Looking forward to seeing it. Wonder if it's an impractical item to carry on (along with my camera and 50 rolls of film) my 16-hour plane ride to Hong Kong in a couple of weeks.

6:55 AM  
Blogger Rebeca said...

Too bad the very nice review that was on the Bluebird Amazon page is gone now!

10:13 PM  
Blogger Roxi Bo said...

Turns out Strand Books is sold out of Bluebird. Here's another good site to buy it: http://www.abebooks.com/servlet/SearchResults?kn=gore&tn=bluebird&x=0&y=0

10:12 AM  
Blogger diane s said...

You can get it here with free worldwide delivery: http://www.bookdepository.co.uk/book/9780374114893/Bluebird?gbase=true&utm_medium=Google&utm_campaign=Base&utm_source=UK&utm_content=Bluebird Good option for UK people who want to avoid Amazon.
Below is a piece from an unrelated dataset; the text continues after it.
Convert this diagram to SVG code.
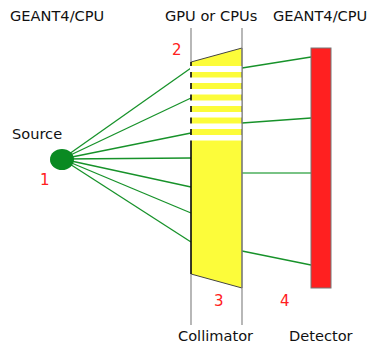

I think Amazon is right on one point - ebooks do have to be cheaper to get people to want to buy them. When they're cheap enough, they become really attractive to lots of people. But I worry about authors' profits being squeezed and I think we still need publishers as gatekeepers of quality. So... I don't know what the answer is, but it calls for peaceful discussion not heavy-handed tactics.

11:38 AM  
Anonymous Ernessa from 32 Candles said...

Did you see the post your sorta labelmate Erica Kennedy did on this? http://thefeministafiles.blogspot.com/2010/02/fem-beefs-goliaths-warring-while-davids.html

Anywho, I'm for e-books, but I don't think they can be capped at $9.99 and do anyone any good. I think they're trying to compare it to iTunes, but if you think about it, even that price point wasn't so well below the physical CD price point.

Hopefully the coming iPad will sort this out. If Apple is offering full color books that you can actually read in a dark room for $12.99 to $14.99, then it's going to be hard for Amazon to stick to their price point.

Still, I haven't even asked my own publisher about the issue, b/c I sorta don't even want to deal with it.